Write the data below out exactly as it stands. Do not include the pictures.

+++

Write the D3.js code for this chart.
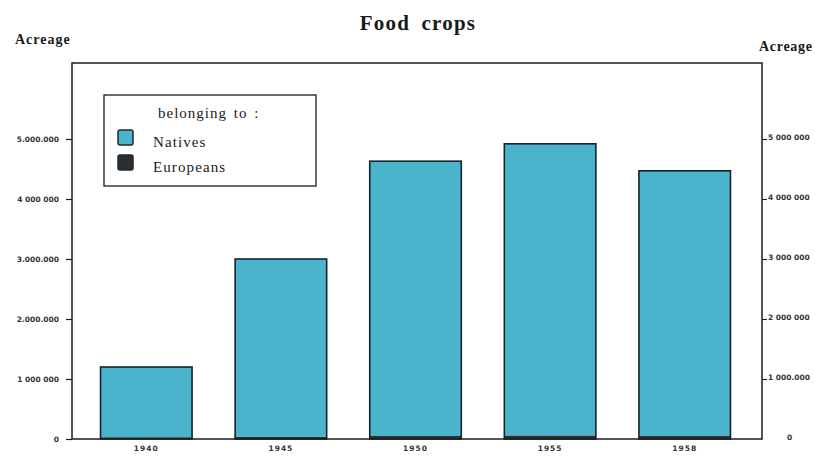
<!DOCTYPE html>
<html>
<head>
<meta charset="utf-8">
<script src="https://cdn.jsdelivr.net/npm/d3@7"></script>
<style>
  html, body { margin: 0; padding: 0; background: #ffffff; }
  svg { display: block; }
</style>
</head>
<body>
<svg id="chart" width="815" height="458"></svg>
<script>
// ---- data ----
const years = ["1940", "1945", "1950", "1955", "1958"];
const natives = [1170000, 2960000, 4580000, 4860000, 4420000];
const europeans = [30000, 40000, 50000, 60000, 50000];
const leftTickValues = [0, 1000000, 2000000, 3000000, 4000000, 5000000];
const leftTickLabels = ["0", "1 000 000", "2.000.000", "3.000.000", "4 000 000", "5.000.000"];
const rightTickLabels = ["0", "1 000.000", "2 000 000", "3 000 000", "4 000 000", "5 000 000"];
const seriesNames = ["Natives", "Europeans"];
const titleText = "Food crops";
const axisTitle = "Acreage";
const legendTitle = "belonging to :";

// ---- layout ----
const frame = { left: 72, top: 63, right: 762, bottom: 439 };
const colors = { Natives: "#4ab4cd", Europeans: "#2c2f31" };
const ink = "#1e1e1e";

const svg = d3.select("#chart");

const x = d3.scaleBand()
  .domain(years)
  .range([79, 752])
  .paddingInner(0.32)
  .paddingOuter(0.16);

const y = d3.scaleLinear()
  .domain([0, 6266667])
  .range([frame.bottom, frame.top]);

// stacked data
const rows = years.map((yr, i) => ({ year: yr, Europeans: europeans[i], Natives: natives[i] }));
const stack = d3.stack().keys(["Europeans", "Natives"])(rows);

// bars
const g = svg.append("g");
stack.forEach(layer => {
  g.selectAll(null)
    .data(layer)
    .enter()
    .append("rect")
    .attr("x", d => x(d.data.year))
    .attr("width", x.bandwidth())
    .attr("y", d => y(d[1]))
    .attr("height", d => y(d[0]) - y(d[1]))
    .attr("fill", colors[layer.key]);
});
// bar outlines
g.selectAll(null)
  .data(rows)
  .enter()
  .append("rect")
  .attr("x", d => x(d.year))
  .attr("width", x.bandwidth())
  .attr("y", d => y(d.Natives + d.Europeans))
  .attr("height", d => y(0) - y(d.Natives + d.Europeans))
  .attr("fill", "none")
  .attr("stroke", "#16222b")
  .attr("stroke-width", 1.6);

// frame
svg.append("rect")
  .attr("x", frame.left)
  .attr("y", frame.top)
  .attr("width", frame.right - frame.left)
  .attr("height", frame.bottom - frame.top)
  .attr("fill", "none")
  .attr("stroke", ink)
  .attr("stroke-width", 1.5);

// left axis
const leftAxis = d3.axisLeft(y)
  .tickValues(leftTickValues)
  .tickSize(6)
  .tickPadding(7)
  .tickFormat((d, i) => leftTickLabels[i]);
const la = svg.append("g")
  .attr("transform", `translate(${frame.left},0)`)
  .call(leftAxis);
la.select(".domain").remove();
la.selectAll(".tick line").attr("stroke", ink).attr("stroke-width", 1.2);
la.selectAll(".tick text")
  .attr("fill", "#333")
  .style("font-family", "'DejaVu Sans', sans-serif")
  .style("font-weight", "bold")
  .style("font-size", "7.5px");

// right axis
const rightAxis = d3.axisRight(y)
  .tickValues(leftTickValues)
  .tickSize(5)
  .tickPadding(1)
  .tickFormat((d, i) => rightTickLabels[i]);
const ra = svg.append("g")
  .attr("transform", `translate(${frame.right},0)`)
  .call(rightAxis);
ra.select(".domain").remove();
ra.selectAll(".tick line").attr("stroke", ink).attr("stroke-width", 1.1)
  .attr("display", d => d === 0 ? "none" : null);
ra.selectAll(".tick text")
  .attr("fill", "#333")
  .attr("dy", "0.1em")
  .attr("x", d => d === 0 ? 25 : 6)
  .style("font-family", "'DejaVu Sans', sans-serif")
  .style("font-weight", "bold")
  .style("font-size", "7.5px");

// x labels
const xa = svg.append("g")
  .attr("transform", `translate(0,${frame.bottom})`)
  .call(d3.axisBottom(x).tickSize(0).tickPadding(7));
xa.select(".domain").remove();
xa.selectAll(".tick text")
  .attr("fill", "#333")
  .style("font-family", "'DejaVu Sans', sans-serif")
  .style("font-weight", "bold")
  .style("font-size", "7.5px")
  .style("letter-spacing", "1px");

// titles
svg.append("text")
  .attr("x", 418)
  .attr("y", 30)
  .attr("text-anchor", "middle")
  .attr("fill", "#1a1a1a")
  .style("font-family", "'Liberation Serif', 'DejaVu Serif', serif")
  .style("font-weight", "bold")
  .style("font-size", "21px")
  .style("letter-spacing", "1.2px")
  .style("word-spacing", "5px")
  .text(titleText);

svg.append("text")
  .attr("x", 15)
  .attr("y", 44)
  .attr("fill", "#1a1a1a")
  .style("font-family", "'Liberation Serif', 'DejaVu Serif', serif")
  .style("font-weight", "bold")
  .style("font-size", "14px")
  .style("letter-spacing", "1px")
  .text(axisTitle);

svg.append("text")
  .attr("x", 759)
  .attr("y", 51)
  .attr("fill", "#1a1a1a")
  .style("font-family", "'Liberation Serif', 'DejaVu Serif', serif")
  .style("font-weight", "bold")
  .style("font-size", "14px")
  .style("letter-spacing", "0.7px")
  .text(axisTitle);

// legend
const lg = svg.append("g");
lg.append("rect")
  .attr("x", 104).attr("y", 95)
  .attr("width", 212).attr("height", 91)
  .attr("fill", "#ffffff")
  .attr("stroke", ink)
  .attr("stroke-width", 1.3);
lg.append("text")
  .attr("x", 158).attr("y", 118)
  .attr("fill", "#1a1a1a")
  .style("font-family", "'Liberation Serif', 'DejaVu Serif', serif")
  .style("font-size", "15px")
  .style("letter-spacing", "1px")
  .style("word-spacing", "2px")
  .text(legendTitle);
const items = lg.selectAll("g.item")
  .data(seriesNames)
  .enter()
  .append("g")
  .attr("class", "item")
  .attr("transform", (d, i) => `translate(0,${i * 25})`);
items.append("rect")
  .attr("x", 118).attr("y", 130)
  .attr("width", 15).attr("height", 15)
  .attr("rx", 2)
  .attr("fill", d => colors[d])
  .attr("stroke", "#1e2a30")
  .attr("stroke-width", 1.5);
items.append("text")
  .attr("x", 153).attr("y", 147)
  .attr("fill", "#1a1a1a")
  .style("font-family", "'Liberation Serif', 'DejaVu Serif', serif")
  .style("font-size", "15px")
  .style("letter-spacing", "1.1px")
  .text(d => d);
</script>
</body>
</html>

+++

* [RIGHT ANSWER]:
Write the D3.js code for this chart.
<!DOCTYPE html>
<html>
<head>
<meta charset="utf-8">
<script src="https://cdn.jsdelivr.net/npm/d3@7"></script>
<style>
  html, body { margin: 0; padding: 0; background: #ffffff; }
  svg { display: block; }
</style>
</head>
<body>
<svg id="chart" width="815" height="458"></svg>
<script>
// ---- data ----
const years = ["1940", "1945", "1950", "1955", "1958"];
const natives = [1170000, 2960000, 4580000, 4860000, 4420000];
const europeans = [30000, 40000, 50000, 60000, 50000];
const leftTickValues = [0, 1000000, 2000000, 3000000, 4000000, 5000000];
const leftTickLabels = ["0", "1 000 000", "2.000.000", "3.000.000", "4 000 000", "5.000.000"];
const rightTickLabels = ["0", "1 000.000", "2 000 000", "3 000 000", "4 000 000", "5 000 000"];
const seriesNames = ["Natives", "Europeans"];
const titleText = "Food crops";
const axisTitle = "Acreage";
const legendTitle = "belonging to :";

// ---- layout ----
const frame = { left: 72, top: 63, right: 762, bottom: 439 };
const colors = { Natives: "#4ab4cd", Europeans: "#2c2f31" };
const ink = "#1e1e1e";

const svg = d3.select("#chart");

const x = d3.scaleBand()
  .domain(years)
  .range([79, 752])
  .paddingInner(0.32)
  .paddingOuter(0.16);

const y = d3.scaleLinear()
  .domain([0, 6266667])
  .range([frame.bottom, frame.top]);

// stacked data
const rows = years.map((yr, i) => ({ year: yr, Europeans: europeans[i], Natives: natives[i] }));
const stack = d3.stack().keys(["Europeans", "Natives"])(rows);

// bars
const g = svg.append("g");
stack.forEach(layer => {
  g.selectAll(null)
    .data(layer)
    .enter()
    .append("rect")
    .attr("x", d => x(d.data.year))
    .attr("width", x.bandwidth())
    .attr("y", d => y(d[1]))
    .attr("height", d => y(d[0]) - y(d[1]))
    .attr("fill", colors[layer.key]);
});
// bar outlines
g.selectAll(null)
  .data(rows)
  .enter()
  .append("rect")
  .attr("x", d => x(d.year))
  .attr("width", x.bandwidth())
  .attr("y", d => y(d.Natives + d.Europeans))
  .attr("height", d => y(0) - y(d.Natives + d.Europeans))
  .attr("fill", "none")
  .attr("stroke", "#16222b")
  .attr("stroke-width", 1.6);

// frame
svg.append("rect")
  .attr("x", frame.left)
  .attr("y", frame.top)
  .attr("width", frame.right - frame.left)
  .attr("height", frame.bottom - frame.top)
  .attr("fill", "none")
  .attr("stroke", ink)
  .attr("stroke-width", 1.5);

// left axis
const leftAxis = d3.axisLeft(y)
  .tickValues(leftTickValues)
  .tickSize(6)
  .tickPadding(7)
  .tickFormat((d, i) => leftTickLabels[i]);
const la = svg.append("g")
  .attr("transform", `translate(${frame.left},0)`)
  .call(leftAxis);
la.select(".domain").remove();
la.selectAll(".tick line").attr("stroke", ink).attr("stroke-width", 1.2);
la.selectAll(".tick text")
  .attr("fill", "#333")
  .style("font-family", "'DejaVu Sans', sans-serif")
  .style("font-weight", "bold")
  .style("font-size", "7.5px");

// right axis
const rightAxis = d3.axisRight(y)
  .tickValues(leftTickValues)
  .tickSize(5)
  .tickPadding(1)
  .tickFormat((d, i) => rightTickLabels[i]);
const ra = svg.append("g")
  .attr("transform", `translate(${frame.right},0)`)
  .call(rightAxis);
ra.select(".domain").remove();
ra.selectAll(".tick line").attr("stroke", ink).attr("stroke-width", 1.1)
  .attr("display", d => d === 0 ? "none" : null);
ra.selectAll(".tick text")
  .attr("fill", "#333")
  .attr("dy", "0.1em")
  .attr("x", d => d === 0 ? 25 : 6)
  .style("font-family", "'DejaVu Sans', sans-serif")
  .style("font-weight", "bold")
  .style("font-size", "7.5px");

// x labels
const xa = svg.append("g")
  .attr("transform", `translate(0,${frame.bottom})`)
  .call(d3.axisBottom(x).tickSize(0).tickPadding(7));
xa.select(".domain").remove();
xa.selectAll(".tick text")
  .attr("fill", "#333")
  .style("font-family", "'DejaVu Sans', sans-serif")
  .style("font-weight", "bold")
  .style("font-size", "7.5px")
  .style("letter-spacing", "1px");

// titles
svg.append("text")
  .attr("x", 418)
  .attr("y", 30)
  .attr("text-anchor", "middle")
  .attr("fill", "#1a1a1a")
  .style("font-family", "'Liberation Serif', 'DejaVu Serif', serif")
  .style("font-weight", "bold")
  .style("font-size", "21px")
  .style("letter-spacing", "1.2px")
  .style("word-spacing", "5px")
  .text(titleText);

svg.append("text")
  .attr("x", 15)
  .attr("y", 44)
  .attr("fill", "#1a1a1a")
  .style("font-family", "'Liberation Serif', 'DejaVu Serif', serif")
  .style("font-weight", "bold")
  .style("font-size", "14px")
  .style("letter-spacing", "1px")
  .text(axisTitle);

svg.append("text")
  .attr("x", 759)
  .attr("y", 51)
  .attr("fill", "#1a1a1a")
  .style("font-family", "'Liberation Serif', 'DejaVu Serif', serif")
  .style("font-weight", "bold")
  .style("font-size", "14px")
  .style("letter-spacing", "0.7px")
  .text(axisTitle);

// legend
const lg = svg.append("g");
lg.append("rect")
  .attr("x", 104).attr("y", 95)
  .attr("width", 212).attr("height", 91)
  .attr("fill", "#ffffff")
  .attr("stroke", ink)
  .attr("stroke-width", 1.3);
lg.append("text")
  .attr("x", 158).attr("y", 118)
  .attr("fill", "#1a1a1a")
  .style("font-family", "'Liberation Serif', 'DejaVu Serif', serif")
  .style("font-size", "15px")
  .style("letter-spacing", "1px")
  .style("word-spacing", "2px")
  .text(legendTitle);
const items = lg.selectAll("g.item")
  .data(seriesNames)
  .enter()
  .append("g")
  .attr("class", "item")
  .attr("transform", (d, i) => `translate(0,${i * 25})`);
items.append("rect")
  .attr("x", 118).attr("y", 130)
  .attr("width", 15).attr("height", 15)
  .attr("rx", 2)
  .attr("fill", d => colors[d])
  .attr("stroke", "#1e2a30")
  .attr("stroke-width", 1.5);
items.append("text")
  .attr("x", 153).attr("y", 147)
  .attr("fill", "#1a1a1a")
  .style("font-family", "'Liberation Serif', 'DejaVu Serif', serif")
  .style("font-size", "15px")
  .style("letter-spacing", "1.1px")
  .text(d => d);
</script>
</body>
</html>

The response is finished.